Hurricane Irene leaves $7b damage in trail, kills 21
Stripped of hurricane rank, Tropical Storm Irene spent the last of its fury yesterday, leaving treacherous flooding and millions without power – but an unfazed New York and relief that it was nothing like the nightmare authorities feared.
Slowly, the East Coast surveyed the damage, up to $7 billion by one private estimate. The center of Irene crossed into Canada late yesterday, but for many in the United States the danger had not passed.
Rivers and creeks turned into raging torrents tumbling with limbs and parts of buildings in northern New England and upstate New York.
“This is not over,’’ President Obama said yesterday afternoon.
Flooding was widespread in Vermont, where parts of Brattleboro, Bennington, and several other communities were submerged.
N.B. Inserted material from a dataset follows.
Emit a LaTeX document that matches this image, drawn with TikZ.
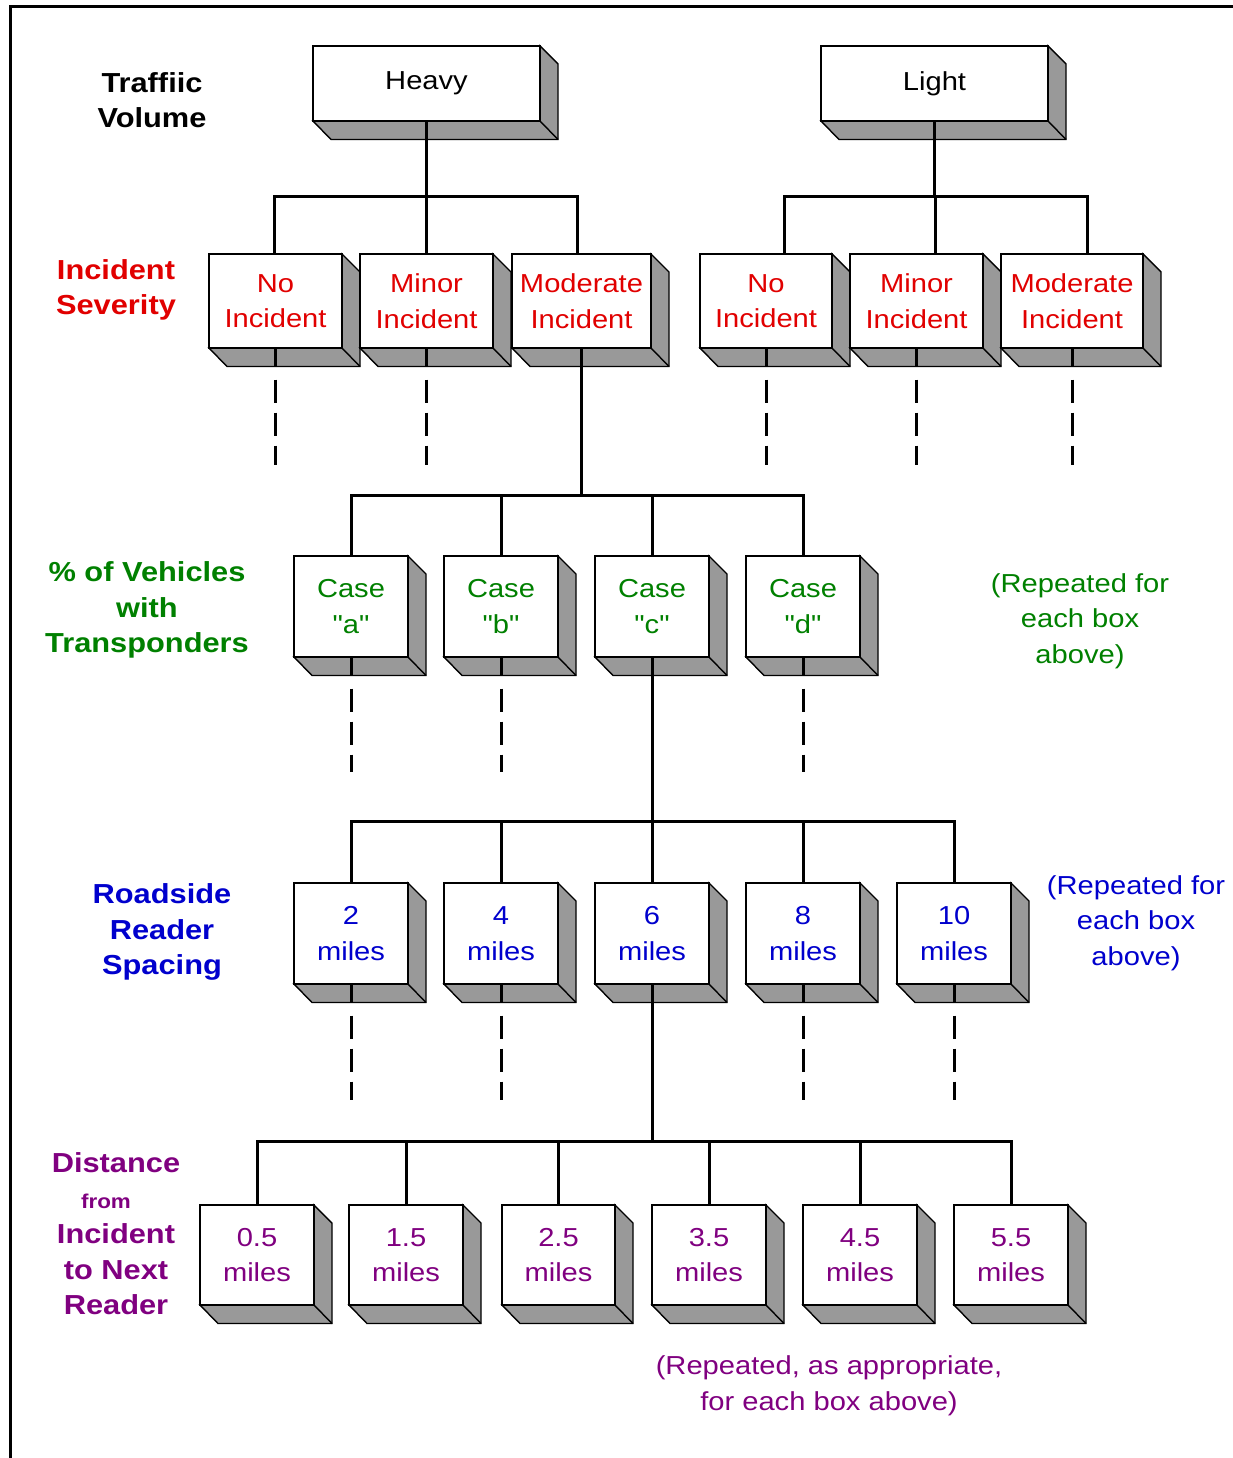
\documentclass[tikz,border=0pt]{standalone}
\usepackage{fontspec}
\setmainfont[FakeStretch=1.12, Ligatures=TeXOff]{Liberation Sans}
\usetikzlibrary{calc}
\definecolor{tred}{RGB}{225,0,0}
\definecolor{tgreen}{RGB}{0,128,0}
\definecolor{tblue}{RGB}{0,0,205}
\definecolor{tpurple}{RGB}{128,0,128}
\definecolor{shadegray}{RGB}{153,153,153}
\newcommand\fsz{\fontsize{26}{35.5}\selectfont}
\newcommand\bfsz{\fontsize{27.5}{35.5}\selectfont}
\tikzset{
  front/.style={draw=black, line width=1.4pt, fill=white, rectangle, inner sep=0pt, align=center, font=\fsz},
  shadow3d/.style={fill=shadegray, draw=black, line width=1.4pt, line join=miter},
  conn/.style={line width=3pt},
  dconn/.style={line width=3pt, dash pattern=on 23pt off 10pt},
  lbl/.style={align=center, font=\bfsz\bfseries, inner sep=0pt},
  note/.style={align=center, font=\fsz, inner sep=0pt},
}
% name, x0, y0, x1, y1, colour, text
\newcommand\tbox[7]{%
  \fill[shadow3d] (#2,#5) -- (#4,#5) -- (#4,#3) -- (#4+18,#3+18) -- (#4+18,#5+18.5) -- (#2+18,#5+18.5) -- cycle;
  \draw[line width=1.4pt] (#4,#5) -- (#4+18,#5+18.5);
  \node[front, text=#6, minimum width={#4pt-#2pt}, minimum height={#5pt-#3pt}] (#1) at ({(#2+#4)/2},{(#3+#5)/2}) {#7};
}
\begin{document}
\begin{tikzpicture}[x=1pt,y=-1pt]
\useasboundingbox (0,0) rectangle (1233,1458);
\draw[line width=3pt] (1233,7) -- (10,7) -- (10,1458);

% ---- boxes
\tbox{heavy}{313}{46}{540}{121}{black}{Heavy}
\tbox{light}{821}{46}{1048}{121}{black}{Light}

\tbox{h1}{209}{254}{342}{348}{tred}{No\\Incident}
\tbox{h2}{360}{254}{493}{348}{tred}{Minor\\Incident}
\tbox{h3}{512}{254}{651}{348}{tred}{Moderate\\Incident}
\tbox{l1}{700}{254}{832}{348}{tred}{No\\Incident}
\tbox{l2}{850}{254}{983}{348}{tred}{Minor\\Incident}
\tbox{l3}{1001}{254}{1143}{348}{tred}{Moderate\\Incident}

\tbox{ca}{294}{556}{408}{657}{tgreen}{Case\\"a"}
\tbox{cb}{444}{556}{558}{657}{tgreen}{Case\\"b"}
\tbox{cc}{595}{556}{709}{657}{tgreen}{Case\\"c"}
\tbox{cd}{746}{556}{860}{657}{tgreen}{Case\\"d"}

\tbox{m2}{294}{883}{408}{984}{tblue}{2\\miles}
\tbox{m4}{444}{883}{558}{984}{tblue}{4\\miles}
\tbox{m6}{595}{883}{709}{984}{tblue}{6\\miles}
\tbox{m8}{746}{883}{860}{984}{tblue}{8\\miles}
\tbox{m10}{897}{883}{1011}{984}{tblue}{10\\miles}

\tbox{d05}{200}{1205}{314}{1305}{tpurple}{0.5\\miles}
\tbox{d15}{349}{1205}{463}{1305}{tpurple}{1.5\\miles}
\tbox{d25}{502}{1205}{615}{1305}{tpurple}{2.5\\miles}
\tbox{d35}{652}{1205}{766}{1305}{tpurple}{3.5\\miles}
\tbox{d45}{803}{1205}{917}{1305}{tpurple}{4.5\\miles}
\tbox{d55}{954}{1205}{1068}{1305}{tpurple}{5.5\\miles}

% ---- bus coordinates
\coordinate (busH) at (426,197);
\coordinate (busL) at (936,197);
\coordinate (bus1) at (581,495);
\coordinate (bus2) at (652,821);
\coordinate (bus3) at (652,1141);

% ---- heavy tree
\draw[conn] (heavy.south) -- (h2.north);
\draw[conn] ($(h1.north)+(-1.5,0)$) -- ($(h1.north |- busH)+(-1.5,0)$) -- ($(h3.north |- busH)+(-4.5,0)$) -- ($(h3.north)+(-4.5,0)$);
% ---- light tree
\draw[conn] (light.south) -- (light.south |- busL);
\draw[conn] ($(l1.north)+(18,0)$) -- ($(l1.north |- busL)+(18,0)$) -- ($(l3.north |- busL)+(15,0)$) -- ($(l3.north)+(15,0)$);
\draw[conn] ($(l2.north)+(19,0)$) -- ($(l2.north |- busL)+(19,0)$);

% ---- severity dashes
\foreach \b in {h1,h2,l1,l2,l3}{
  \draw[conn] (\b.south) -- ++(0,18.5);
  \draw[dconn] ($(\b.south)+(0,31)$) -- (\b.south |- 0,465);
}
% ---- moderate -> cases
\draw[conn] (h3.south) -- (h3.south |- bus1);
\draw[conn] (ca.north) -- (ca.north |- bus1) -- (cd.north |- bus1) -- (cd.north);
\draw[conn] (cb.north) -- (cb.north |- bus1);
\draw[conn] (cc.north) -- (cc.north |- bus1);

% ---- case dashes
\foreach \b in {ca,cb,cd}{
  \draw[conn] (\b.south) -- ++(0,18.5);
  \draw[dconn] ($(\b.south)+(0,31)$) -- (\b.south |- 0,772);
}
% ---- case c -> miles
\draw[conn] (cc.south) -- (m6.north);
\draw[conn] (m2.north) -- (m2.north |- bus2) -- (m10.north |- bus2) -- (m10.north);
\draw[conn] (m4.north) -- (m4.north |- bus2);
\draw[conn] (m8.north) -- (m8.north |- bus2);

% ---- miles dashes
\foreach \b in {m2,m4,m8,m10}{
  \draw[conn] (\b.south) -- ++(0,18.5);
  \draw[dconn] ($(\b.south)+(0,31)$) -- (\b.south |- 0,1100);
}
% ---- 6 miles -> distances
\draw[conn] (m6.south) -- (m6.south |- bus3);
\draw[conn] (d05.north) -- (d05.north |- bus3) -- (d55.north |- bus3) -- (d55.north);
\draw[conn] (d15.north) -- (d15.north |- bus3);
\draw[conn] (d25.north) -- (d25.north |- bus3);
\draw[conn] (d35.north) -- (d35.north |- bus3);
\draw[conn] (d45.north) -- (d45.north |- bus3);

% ---- left labels
\node[lbl, text=black] (lblTV) at (152,100) {Traffiic\\Volume};
\node[lbl, text=tred] (lblIS) at (116,290) {Incident\\Severity};
\node[lbl, text=tgreen] (lblVT) at (147,610) {\% of Vehicles\\with\\Transponders};
\node[lbl, text=tblue] (lblRS) at (162,932) {Roadside\\Reader\\Spacing};
\node[lbl, text=tpurple] (lblDI) at (116,1234) {Distance\\{\fontsize{20}{35.5}\selectfont from}\rule{20pt}{0pt}\\Incident\\to Next\\Reader};

% ---- notes
\node[note, text=tgreen] (noteC) at (1080,621) {(Repeated for\\each box\\above)};
\node[note, text=tblue] (noteM) at (1136,923) {(Repeated for\\each box\\above)};
\node[note, text=tpurple] (noteD) at (829,1386) {(Repeated, as appropriate,\\for each box above)};
\end{tikzpicture}
\end{document}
One woman was swept away and feared drowned in the Deerfield River.
In Philadelphia, the mayor lifted the city’s first state of emergency since 1986.
The storm was blamed for the collapses of seven buildings, but no one was hurt and everyone was accounted for. People kept their eyes on the rivers. The Schuylkill was expected to reach 15 feet.
Meanwhile, the nation’s most populous region looked to a new week and the arduous process of getting back to normal.
New York lifted its evacuation order for 370,000 people and said it hoped to have its subway, shut down for the first time by a natural disaster, rolling again today, though maybe not in time for the morning commute. Philadelphia restarted its trains and buses.
“All in all,’’ said Mayor Michael Bloomberg of New York, “we are in pretty good shape.’’
At least 21 people died, most of them when trees crashed through roofs or onto cars.
The main New York power company, Consolidated Edison, did not have to go through with a plan to cut electricity to Lower Manhattan to protect its equipment. Engineers had worried that salty seawater would damage the wiring.
The center of Irene passed over Central Park at midmorning, with the storm packing 65 mile-per-hour winds.
By evening, with its giant figure-six shape brushing over New England and drifting east, it was down to 50 miles per hour. It was expected to drift into Canada.
The Northeast was spared the urban nightmare some had worried about – crippled infrastructure, stranded people, and windows blown out of skyscrapers. Early assessments showed “it wasn’t as bad as we thought it would be,’’ Governor Chris Christie of New Jersey said.
Later in the day, the extent of the damage became clearer. Flood waters were rising across New Jersey, closing side streets and major highways, including the New Jersey Turnpike and Interstate 295.
In Essex County, authorities used a 5-ton truck to ferry people away from their homes as the Passaic River neared its expected crest last night.
Twenty homes on Long Island Sound in Connecticut were destroyed by churning surf. The torrential rain chased hundreds of people in upstate New York from their homes and washed out 137 miles of the state’s main highway.
The storm system knocked out power for 4 1/2 million people along the Eastern Seaboard. Power companies were picking through uprooted trees and reconnecting lines in the South and had restored electricity to hundreds of thousands of people by yesterday afternoon.
The director of the Canadian Hurricane Centre, Chris Fogarty, warned of flooding and wind damage in eastern Canada and said the heaviest rainfall was expected in Quebec, where about 250,000 homes were without power.
In the United States, with the worst of the storm over, hurricane experts assessed the preparations and concluded that, far from hyping the danger, authorities had done the right thing by being cautious.
Max Mayfield, former director of the National Hurricane Center, called it a textbook case.
“They knew they had to get people out early,’’ he said. “I think absolutely lives were saved.’’
In the storm’s wake, hundreds of thousands of passengers still had to get where they were going. Airlines said about 9,000 flights were canceled.
Officials said the three major New York-area airports will resume most flights this morning. Philadelphia International Airport reopened in the afternoon, and flights resumed around Washington, which took a glancing blow from the storm.
In the South, authorities still were not sure how much damage had been done. Governor Beverly Perdue of North Carolina said some parts of her state were unreachable.
Governor Bob McDonnell of Virginia had initially warned that Irene could be a catastrophic monster with record storm surges of up to 8 feet. But the mayor of Virginia Beach suggested on Twitter that the damage was not as bad as feared, as did the mayor of Ocean City, Md.
The 21 deaths attributed to the storm included six in North Carolina, four in Virginia, four in Pennsylvania, two in New York, two in rough surf in Florida, and one each in Connecticut, Maryland, and New Jersey.